O Caso Herzog ressurgiu por causa da publicação de supostas fotos do jornalista enquanto estava preso. Independente de ter-se descoberto posteriormente que as fotos não eram de Herzog, você achou correta sua divulgação na imprensa?

L.P. – A memória oficial continua porosa demais para o esquecimento. Independente do embaraço das fotos, Herzog retorna como símbolo de uma época sombria onde divergir do poder político resultava em prisão, tortura e morte. Ressurge para lembrar que existe um recalque na história brasileira a ser enfrentado, sem o qual toda reparação será provisória. Em algum lugar da nossa democracia esconde-se a caixa-preta dos crimes da repressão, supostamente silenciada pela anistia. Este é um terrível equívoco de entendimento, pois, se o acordo político de lideranças oposicionistas com os militares – sem cuja cooperação, acreditavam, não poderiam avançar rumo a um regime aberto – conseguiu impedir a punição dos planejadores e operadores do arbítrio, o mesmo não pode ser aplicado à memória. E não se trata apenas daquele ditado que diz que ‘quem não aprende com os erros da história está condenado a repeti-los’, mas de conhecermos a fundo a nossa identidade coletiva e assim fortalecer aquilo que conquistamos e acreditamos como o melhor ambiente para nós e para nossos filhos: uma sociedade genuinamente democrática. É dever da imprensa ajudar a resolver esses silêncios.
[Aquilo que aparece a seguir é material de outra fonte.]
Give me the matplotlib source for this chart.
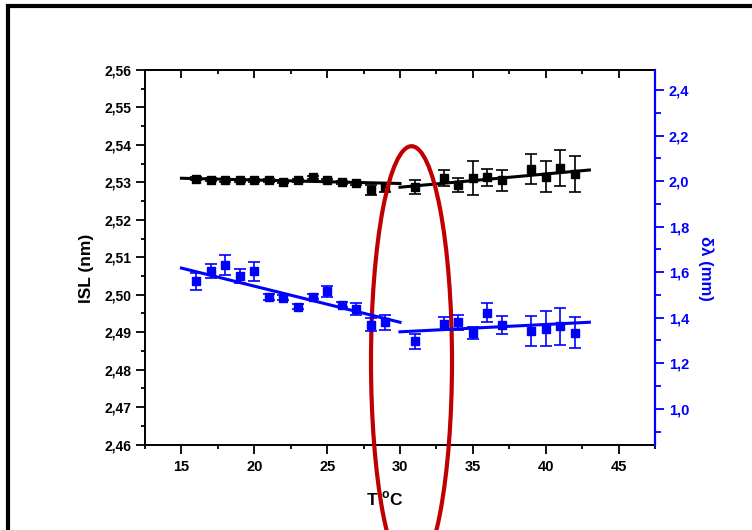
import numpy as np
import matplotlib
matplotlib.use('Agg')
import matplotlib.pyplot as plt
from matplotlib import ticker
from matplotlib.patches import Ellipse, Rectangle

plt.rcParams['font.family'] = ['Liberation Sans', 'DejaVu Sans']
plt.rcParams['font.weight'] = 'bold'
plt.rcParams['mathtext.fontset'] = 'custom'
plt.rcParams['mathtext.rm'] = 'Liberation Sans:bold'
plt.rcParams['mathtext.bf'] = 'Liberation Sans:bold'

# temperatures (T, °C)
temp = [16, 17, 18, 19, 20, 21, 22, 23, 24, 25, 26, 27, 28, 29,
        31, 33, 34, 35, 36, 37, 39, 40, 41, 42]

# ISL (nm), left axis
isl = [2.5309, 2.5307, 2.5305, 2.5306, 2.5305, 2.5306, 2.5302, 2.5305,
       2.5313, 2.5305, 2.5300, 2.5298, 2.5280, 2.5287,
       2.5287, 2.5312, 2.5293, 2.5312, 2.5313, 2.5305, 2.5336, 2.5315,
       2.5339, 2.5322]
isl_err = [0.0004, 0.0004, 0.0004, 0.0004, 0.0004, 0.0004, 0.0004, 0.0004,
           0.0004, 0.0004, 0.0004, 0.0004, 0.0013, 0.0012,
           0.0019, 0.0021, 0.0018, 0.0045, 0.0023, 0.0028, 0.0040, 0.0042,
           0.0048, 0.0049]

# delta lambda (mm), right axis
dl = [1.560, 1.604, 1.633, 1.585, 1.604, 1.491, 1.488, 1.449, 1.493, 1.516,
      1.457, 1.440, 1.370, 1.380,
      1.296, 1.374, 1.380, 1.333, 1.421, 1.367, 1.340, 1.352, 1.362, 1.333]
dl_err = [0.038, 0.031, 0.044, 0.031, 0.042, 0.012, 0.012, 0.010, 0.012, 0.025,
          0.012, 0.026, 0.030, 0.033,
          0.034, 0.027, 0.034, 0.027, 0.042, 0.040, 0.066, 0.077, 0.081, 0.068]

# linear fits (end points)
isl_fit1_x, isl_fit1_y = [15, 30], [2.5311, 2.5297]
isl_fit2_x, isl_fit2_y = [30, 43], [2.5287, 2.5333]
dl_fit1_x, dl_fit1_y = [15, 30], [1.618, 1.380]
dl_fit2_x, dl_fit2_y = [30, 43], [1.338, 1.380]

# red ellipse around the transition (data units of left axis)
ell_center = (30.79, 2.4823)
ell_w, ell_h = 5.56, 0.1147

blue = '#0000FF'

fig = plt.figure(figsize=(7.52, 5.30), dpi=100)
ax = fig.add_axes([0.1928, 0.1613, 0.6782, 0.7066])
ax2 = ax.twinx()

# left data
ax.errorbar(temp, isl, yerr=isl_err, fmt='s', color='black', ms=5.5,
            ecolor='black', elinewidth=1.2, capsize=4, capthick=1.2, zorder=3)
ax.plot(isl_fit1_x, isl_fit1_y, color='black', lw=2.2)
ax.plot(isl_fit2_x, isl_fit2_y, color='black', lw=2.2)

# right data
ax2.errorbar(temp, dl, yerr=dl_err, fmt='s', color=blue, ms=5.5,
             ecolor=blue, elinewidth=1.2, capsize=4, capthick=1.2, zorder=3)
ax2.plot(dl_fit1_x, dl_fit1_y, color=blue, lw=2.2)
ax2.plot(dl_fit2_x, dl_fit2_y, color=blue, lw=2.2)

ax.set_xlim(12.5, 47.5)
ax.set_ylim(2.46, 2.56)
ax2.set_ylim(0.843, 2.488)

ax.xaxis.set_major_locator(ticker.MultipleLocator(5))
ax.xaxis.set_minor_locator(ticker.MultipleLocator(2.5))
ax.yaxis.set_major_locator(ticker.MultipleLocator(0.01))
ax.yaxis.set_minor_locator(ticker.MultipleLocator(0.005))
ax.yaxis.set_major_formatter(ticker.FuncFormatter(lambda v, p: f'{v:.2f}'.replace('.', ',')))
ax2.yaxis.set_major_locator(ticker.MultipleLocator(0.2))
ax2.yaxis.set_minor_locator(ticker.MultipleLocator(0.1))
ax2.yaxis.set_major_formatter(ticker.FuncFormatter(lambda v, p: f'{v:.1f}'.replace('.', ',')))

ax.tick_params(axis='both', which='major', direction='out', length=6.5, width=1.3)
ax.tick_params(axis='both', which='minor', direction='out', length=3, width=1.3)
ax.tick_params(axis='x', labelsize=10.5, pad=5)
ax.tick_params(axis='y', labelsize=10)
ax2.tick_params(axis='y', which='major', direction='out', length=6.5, width=1.3,
                colors=blue, labelsize=10.5)
ax2.tick_params(axis='y', which='minor', direction='out', length=4, width=1.3, colors=blue)

top = ax.secondary_xaxis('top')
top.xaxis.set_major_locator(ticker.MultipleLocator(5))
top.xaxis.set_minor_locator(ticker.MultipleLocator(2.5))
top.tick_params(which='major', direction='in', length=6, width=1.3, labeltop=False)
top.tick_params(which='minor', direction='in', length=3, width=1.3)
top.spines['top'].set_linewidth(1.4)

for s in ['left', 'bottom', 'top']:
    ax.spines[s].set_linewidth(1.4)
ax.spines['right'].set_visible(False)
for s in ['left', 'bottom', 'top']:
    ax2.spines[s].set_visible(False)
ax2.spines['right'].set_color(blue)
ax2.spines['right'].set_linewidth(1.6)

ax.set_ylabel('ISL (nm)', fontsize=12.5, fontweight='bold')
ax.yaxis.set_label_coords(-0.1, 0.47)
ax.set_xlabel(r'T$\;^{\mathrm{o}}$C', fontsize=12.5, fontweight='bold')
ax.xaxis.set_label_coords(0.47, -0.12)
ax2.set_ylabel('δλ (mm)', fontsize=12, fontweight='bold', color=blue, rotation=-90,
               va='center')
ax2.yaxis.set_label_coords(1.1, 0.47)

ell = Ellipse(ell_center, ell_w, ell_h, fill=False, edgecolor='#C00000', lw=3,
              clip_on=False, zorder=5)
ax.add_patch(ell)

# thick frame around the figure (right and bottom edges are cut off)
fig.patches.append(Rectangle((0.01, -0.5), 2.0, 1.4896, transform=fig.transFigure,
                             fill=False, edgecolor='black', lw=3, figure=fig))

fig.savefig('out.png', dpi=100)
Qual sua opinião sobre a reabertura do Caso Herzog?

L.P. – Considero que, do ponto de vista da justiça civil, acionada corajosamente por Clarice Herzog à época, e da legitimidade pública que adquiriu ao longo do tempo, o Caso Herzog conseguiu desmascarar os órgãos de repressão do regime militar. Hoje, quero crer que não paira qualquer dúvida sobre a farsa montada pelo inquérito policial-militar e sobre seu assassinato, após terríveis torturas, nas dependências do DOI-Codi do II Exército, em São Paulo.

Mas existem outros inúmeros casos de mortos e desaparecidos cujos familiares querem restabelecer a verdade sobre suas memórias, ou reaver seus restos, ou simplesmente obter o reconhecimento legal de sua morte. A Lei dos Desaparecidos e o sistema de indenizações são apenas uma parte do reparo legal dos crimes da ditadura militar. A reabertura desses arquivos, portanto, não representa revanches, mas um dever de memória para com o país e, sobretudo, para com as novas gerações, que pouco ou nada sabem sobre esses ‘anos de chumbo’.